In an issue of first impression, the court held that where a seizure of property was effected for both the “purpose of forfeiture” and the purpose of criminal investigation, the United States is immune from a subsequent tort suit over the seizure.
Reba and David Myers formerly owned “Dollar Stretcher,” a convenience store in Winchester, Virginia. That store sold large quantities of cigarettes which law enforcement agents of the Department of Homeland Security, or DHS, had evidence to believe were being resold in New York to avoid New York’s higher excise taxes.
During their criminal investigation, the agents, armed with warrants, seized 1,560 cartons of cigarettes from the Dollar Stretcher store, and the DHS then held them for several years, during which time the cigarettes passed their shelf life of one year. When DHS ultimately offered to return the cigarettes, Reba refused them as they could no longer be sold and thus had no value.
The Myerses commenced this action against the DHS and the United States under the Federal Tort Claims Act, or FTCA, seeking compensatory damages for the loss of the value of the seized cigarettes, which they contend was approximately $100,000. The district court dismissed the Myerses’ complaint. It concluded that the United States was entitled to sovereign immunity pursuant to the “detention of goods” exception to the waiver of immunity provided by the FTCA.
The Myerses contend that the district court erred in failing to allow their claim to proceed against the United States under an exemption from the “detention of goods” exception — a “re-waiver” of immunity — which is afforded when “the property was seized for the purpose of forfeiture.” They note that even though one warrant authorizing the seizure of their property was issued under Federal Rule of Criminal Procedure 41(c) to obtain evidence of a crime, another warrant was issued on the same day authorizing the seizure of property for the purpose of civil forfeiture. Consequently, they argue, the “re-waiver” of immunity for claims related to property seized for the purpose of forfeiture applies, and therefore they are entitled to pursue their action against the United States.
In circumstances where a seizure of property was effected for both the “purpose of forfeiture” and the purpose of criminal investigation, courts of appeals have concluded that the United States is still immune, construing the re-waiver provision to apply only if the property was seized solely for the purpose of forfeiture. While this court has not heretofore construed the re-waiver provision, it does so now and follows these other circuits. So long as the property is seized and detained for a criminal investigative purpose, for which the United States did not waive its sovereign immunity, this court is not free to override that immunity, even if the property was also seized for a purpose as to which immunity is waived.

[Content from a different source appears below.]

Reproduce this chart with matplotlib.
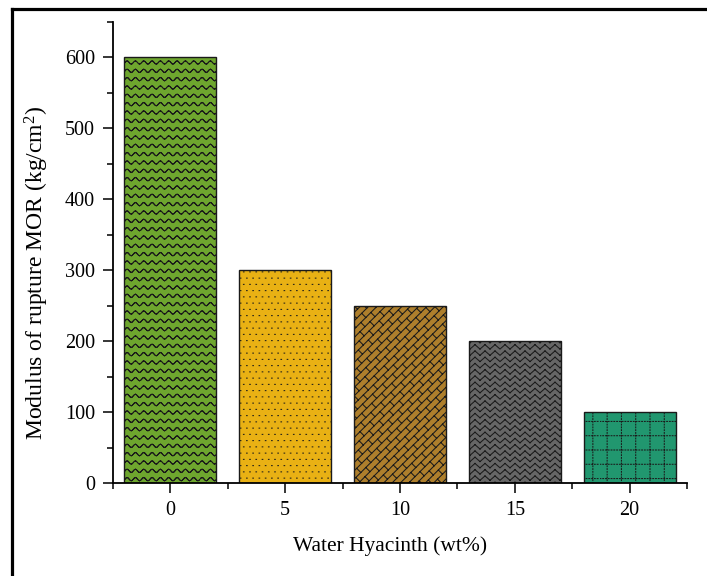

In this case, the government was engaged in a large criminal investigation involving not only Reba’s store but also other stores in Virginia that participated in smugglers’ efforts to purchase cigarettes in Virginia and resell them in New York to avoid the higher excise taxes in New York. If suits challenging seizures of property made in furtherance of this criminal investigation were permitted, even though the seizures were also made for purposes of forfeiture, the suits would interfere with the criminal investigation, a result that Congress specifically sought to avoid with the “detention of goods” exception to its waiver of immunity.
Allowing such suits would effectively override the immunity of the United States specifically preserved for the seizure and detention of property accomplished to further criminal investigations. While it is true that Congress did intend to allow suits challenging seizures of property for civil forfeiture, in doing so, it did not modify the United States’ continuing immunity for the seizure and detention of property in furtherance of criminal investigations. Accordingly, when both purposes are in play, the immunity that the United States has is not waived.
Myers v. Mayorkas, Case No. 22-1304, May 3, 2023. 4th Cir. (Niemeyer), from WDVA at Harrisonburg (Dillon). Shane Nathaniel Waller for Appellants. Laura Taylor for Appellees. VLW 023-2-125. 15 pp.